Supplied material:
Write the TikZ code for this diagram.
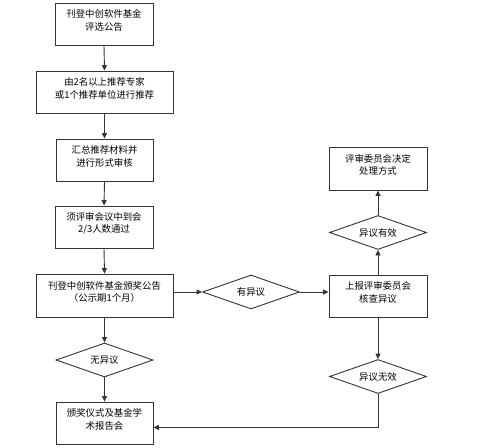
\documentclass[tikz,border=0pt]{standalone}
\usepackage{fontspec}
\setmainfont{Noto Sans CJK SC}
\usetikzlibrary{shapes.geometric,arrows.meta}
\definecolor{ln}{HTML}{333333}
\tikzset{
  box/.style={draw=ln,line width=0.9pt,rectangle,inner sep=0pt},
  dia/.style={draw=ln,line width=0.9pt,diamond,aspect=2.9,inner sep=0pt,minimum width=97pt,minimum height=34pt},
  txt/.style={align=center,font=\fontsize{9.4}{12.5}\selectfont,text=black,inner sep=0pt},
  arr/.style={draw=ln,line width=0.9pt,-{Triangle[length=5.5pt,width=5pt]}},
  ln/.style={draw=ln,line width=0.9pt}
}
\begin{document}
\begin{tikzpicture}[x=1pt,y=-1pt]
\useasboundingbox (0,0) rectangle (500,447);
% boxes
\node[box,minimum width=98pt,minimum height=42pt] (b1) at (104,24) {};
\node[box,minimum width=137pt,minimum height=42pt] (b2) at (104.5,92) {};
\node[box,minimum width=97pt,minimum height=42pt] (b3) at (104.5,160) {};
\node[box,minimum width=98pt,minimum height=42pt] (b4) at (104,227) {};
\node[box,minimum width=137pt,minimum height=43pt] (b5) at (104.5,295.5) {};
\node[box,minimum width=97pt,minimum height=42pt] (b6) at (104.5,423) {};
\node[box,minimum width=98pt,minimum height=43pt] (r1) at (378,168.5) {};
\node[box,minimum width=98pt,minimum height=42pt] (r2) at (378,296) {};
% diamonds
\node[dia] (yes) at (251,292) {};
\node[dia] (no) at (104.5,360) {};
\node[dia] (valid) at (378,232.5) {};
\node[dia] (inv) at (378,376.5) {};
% texts
\node[txt] (t1) at ([yshift=3.5]b1.center) {刊登中创软件基金\\评选公告};
\node[txt] (t2) at ([yshift=3.5]b2.center) {由2名以上推荐专家\\或1个推荐单位进行推荐};
\node[txt] (t3) at ([yshift=3.5]b3.center) {汇总推荐材料并\\进行形式审核};
\node[txt] (t4) at ([yshift=3.5]b4.center) {须评审会议中到会\\2/3人数通过};
\node[txt] (t5) at ([yshift=3.5]b5.center) {刊登中创软件基金颁奖公告\\（公示期1个月）};
\node[txt] (t6) at ([yshift=3.5]b6.center) {颁奖仪式及基金学\\术报告会};
\node[txt] (t7) at ([yshift=3.5]r1.center) {评审委员会决定\\处理方式};
\node[txt] (t8) at ([yshift=3.5]r2.center) {上报评审委员会\\核查异议};
\node[txt] (t9) at (yes.center) {有异议};
\node[txt] (t10) at (no.center) {无异议};
\node[txt] (t11) at (valid.center) {异议有效};
\node[txt] (t12) at (inv.center) {异议无效};
% connectors
\draw[arr] (b1.south) -- (b2.north);
\draw[arr] (b2.south) -- (b3.north);
\draw[arr] (b3.south) -- (b4.north);
\draw[arr] (b4.south) -- (b5.north);
\draw[arr] (b5.south) -- (no.north);
\draw[arr] (no.south) -- (b6.north);
\draw[arr] (b5.east |- yes.west) -- (yes.west);
\draw[arr] (yes.east) -- (r2.west |- yes.east);
\draw[arr] (r2.north) -- (valid.south);
\draw[arr] (valid.north) -- (r1.south);
\draw[arr] (r2.south) -- (inv.north);
\draw[arr] (inv.south) |- ([yshift=-4.5]b6.east);
\end{tikzpicture}
\end{document}
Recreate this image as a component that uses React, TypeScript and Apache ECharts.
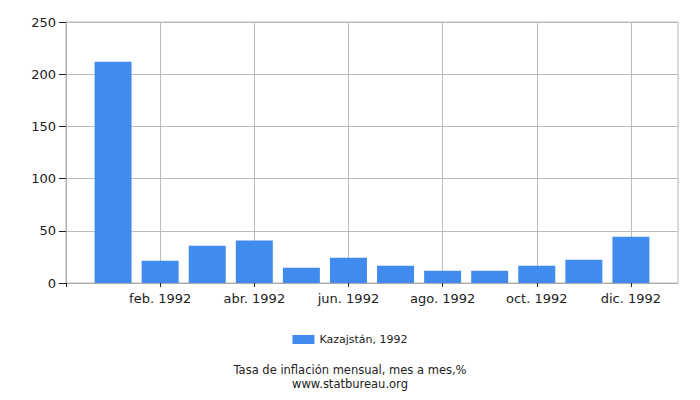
import React, { useEffect, useRef } from "react";
import * as echarts from "echarts";

const months = [
  "ene. 1992", "feb. 1992", "mar. 1992", "abr. 1992", "may. 1992", "jun. 1992",
  "jul. 1992", "ago. 1992", "sep. 1992", "oct. 1992", "nov. 1992", "dic. 1992",
];
const values = [212, 21.4, 35.7, 40.8, 14.7, 24.2, 16.6, 11.8, 11.8, 16.6, 22.3, 44.3];
const seriesName = "Kazajstán, 1992";
const titleText = "Tasa de inflación mensual, mes a mes,%";
const sourceText = "www.statbureau.org";
const xTicks = [0, 2, 4, 6, 8, 10, 12];

const FONT = "DejaVu Sans";

export default function App() {
  const ref = useRef<HTMLDivElement>(null);
  useEffect(() => {
    if (!ref.current) return;
    const chart = echarts.init(ref.current, null, { renderer: "svg" });
    chart.setOption({
      animation: false,
      textStyle: { fontFamily: FONT },
      grid: { left: 66, right: 22, top: 22, bottom: 117, show: true, borderColor: "#bbb", borderWidth: 1 },
      xAxis: {
        type: "value",
        min: 0,
        max: months.length + 1,
        interval: 2,
        axisLine: { show: true, lineStyle: { color: "#aaa" } },
        axisTick: { show: true, length: 4, customValues: xTicks, lineStyle: { color: "#222" } },
        axisLabel: {
          customValues: xTicks.filter((v) => v > 0),
          fontSize: 13,
          color: "#222",
          fontFamily: FONT,
          margin: 9,
          formatter: (v: number) => (v >= 1 && v <= months.length ? months[v - 1] : ""),
        },
        splitLine: { show: true, lineStyle: { color: "#bbb" } },
      },
      yAxis: {
        type: "value",
        min: 0,
        max: 250,
        interval: 50,
        axisLine: { show: true, lineStyle: { color: "#aaa" } },
        axisTick: { show: true, length: 7, lineStyle: { color: "#222" } },
        axisLabel: { fontSize: 13, color: "#222", fontFamily: FONT, margin: 10 },
        splitLine: { show: true, lineStyle: { color: "#bbb" } },
      },
      legend: {
        show: true,
        data: [seriesName],
        bottom: 50,
        left: "center",
        itemWidth: 22,
        itemHeight: 9,
        itemGap: 5,
        textStyle: { fontSize: 11, color: "#222", fontFamily: FONT },
        icon: "rect",
      },
      series: [
        {
          type: "bar",
          name: seriesName,
          data: values.map((v, i) => [i + 1, v]),
          barWidth: 37,
          itemStyle: { color: "#428bee" },
        },
      ],
      graphic: [
        {
          type: "text",
          x: 350,
          y: 370,
          style: {
            text: titleText,
            fontSize: 11.5,
            fontFamily: FONT,
            fill: "#222",
            textAlign: "center",
            textVerticalAlign: "middle",
          },
        },
        {
          type: "text",
          x: 350,
          y: 383.5,
          style: {
            text: sourceText,
            fontSize: 11.5,
            fontFamily: FONT,
            fill: "#222",
            textAlign: "center",
            textVerticalAlign: "middle",
          },
        },
      ],
    });
    return () => chart.dispose();
  }, []);
  return (
    <div
      ref={ref}
      style={{ position: "fixed", left: 0, top: 0, width: 700, height: 400, background: "#fff" }}
    />
  );
}
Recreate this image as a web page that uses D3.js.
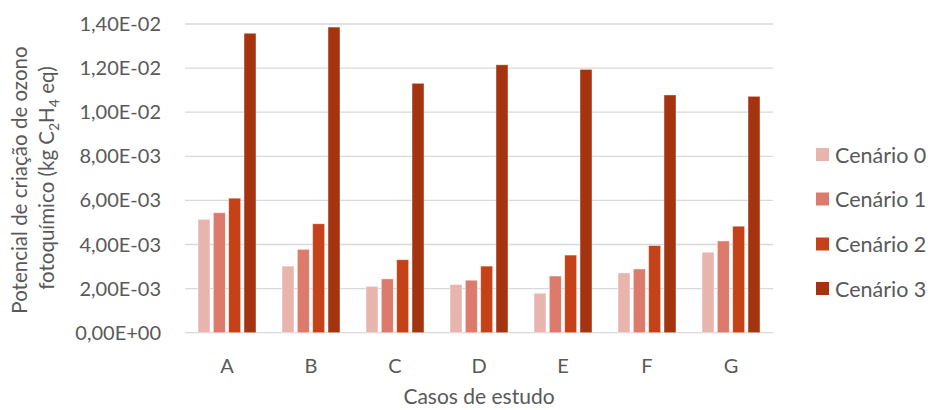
<!DOCTYPE html>
<html><head><meta charset="utf-8">
<script src="https://cdn.jsdelivr.net/npm/d3@7"></script>
<style>body{margin:0;background:#fff}text{font-family:Lato,"Open Sans",sans-serif;fill:#595959}</style>
</head><body><svg id="c" width="931" height="410"></svg>
<script>
const categories = ["A","B","C","D","E","F","G"];
const seriesNames = ["Cenário 0","Cenário 1","Cenário 2","Cenário 3"];
const cenario0 = [5.14e-3, 3.02e-3, 2.10e-3, 2.18e-3, 1.79e-3, 2.71e-3, 3.65e-3];
const cenario1 = [5.44e-3, 3.78e-3, 2.44e-3, 2.38e-3, 2.57e-3, 2.89e-3, 4.16e-3];
const cenario2 = [6.10e-3, 4.94e-3, 3.31e-3, 3.02e-3, 3.52e-3, 3.95e-3, 4.83e-3];
const cenario3 = [13.58e-3, 13.86e-3, 11.31e-3, 12.15e-3, 11.94e-3, 10.78e-3, 10.72e-3];
const yTicks = [0, 2e-3, 4e-3, 6e-3, 8e-3, 10e-3, 12e-3, 14e-3];
const yTickLabels = ["0,00E+00","2,00E-03","4,00E-03","6,00E-03","8,00E-03","1,00E-02","1,20E-02","1,40E-02"];
const colors = ["#E8B4AE","#DC7B6C","#C54218","#A5330F"];
const series = [cenario0, cenario1, cenario2, cenario3];

const svg = d3.select("#c");
const pLeft = 185, pRight = 773, pTop = 24, pBottom = 332.7;
const x = d3.scaleBand().domain(categories).range([pLeft, pRight]).paddingInner(0.31).paddingOuter(0.155);
const x1 = d3.scaleBand().domain(d3.range(4)).range([0, x.bandwidth()]).paddingInner(0.22);
const y = d3.scaleLinear().domain([0, 14e-3]).range([pBottom, pTop]);

// gridlines
svg.append("g").selectAll("line").data(yTicks).join("line")
  .attr("x1", pLeft).attr("x2", pRight)
  .attr("y1", d => y(d)).attr("y2", d => y(d))
  .attr("stroke", "#D9D9D9").attr("stroke-width", 1.3);

// y tick labels
svg.append("g").selectAll("text").data(yTicks).join("text")
  .attr("x", 161).attr("y", d => y(d)).attr("dy", "0.35em")
  .attr("text-anchor", "end").attr("font-size", 20)
  .text((d, i) => yTickLabels[i]);

// bars
const g = svg.append("g");
categories.forEach((c, ci) => {
  series.forEach((s, si) => {
    g.append("rect")
      .attr("x", x(c) + x1(si)).attr("width", x1.bandwidth())
      .attr("y", y(s[ci])).attr("height", y(0) - y(s[ci]))
      .attr("fill", colors[si]).attr("stroke", "#fff").attr("stroke-opacity", 0.5).attr("stroke-width", 0.8);
  });
});

// x labels
svg.append("g").selectAll("text").data(categories).join("text")
  .attr("x", d => x(d) + x.bandwidth() / 2).attr("y", 366).attr("dy", "0.35em")
  .attr("text-anchor", "middle").attr("font-size", 20).text(d => d);

svg.append("text").attr("x", 479).attr("y", 397).attr("dy", "0.35em")
  .attr("text-anchor", "middle").attr("font-size", 21).text("Casos de estudo");

// y title
const yt = svg.append("text").attr("transform", "translate(0,180) rotate(-90)")
  .attr("text-anchor", "middle").attr("font-size", 20.5);
yt.append("tspan").attr("x", 0).attr("y", 27).text("Potencial de criação de ozono");
const yt2 = svg.append("text").attr("transform", "translate(0,178) rotate(-90)")
  .attr("text-anchor", "middle").attr("font-size", 20.5).attr("x", 0).attr("y", 54);
yt2.append("tspan").text("fotoquímico (kg C");
yt2.append("tspan").attr("font-size", 14).attr("dy", 5).text("2");
yt2.append("tspan").attr("dy", -5).text("H");
yt2.append("tspan").attr("font-size", 14).attr("dy", 5).text("4");
yt2.append("tspan").attr("dy", -5).text(" eq)");

// legend
const leg = svg.append("g");
const legY = [155, 199.5, 244.5, 289];
seriesNames.forEach((n, i) => {
  leg.append("rect").attr("x", 816).attr("y", legY[i] - 7).attr("width", 13).attr("height", 13).attr("fill", colors[i]);
  leg.append("text").attr("x", 835).attr("y", legY[i]).attr("dy", "0.35em").attr("font-size", 21.5).text(n);
});
</script></body></html>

Task objective: Filter the records down to the lines that contain the string "React", and copy those lines.

Problem solution:
Recreate this image as a component that uses React, TypeScript and Apache ECharts.
import React, { useEffect, useRef } from "react";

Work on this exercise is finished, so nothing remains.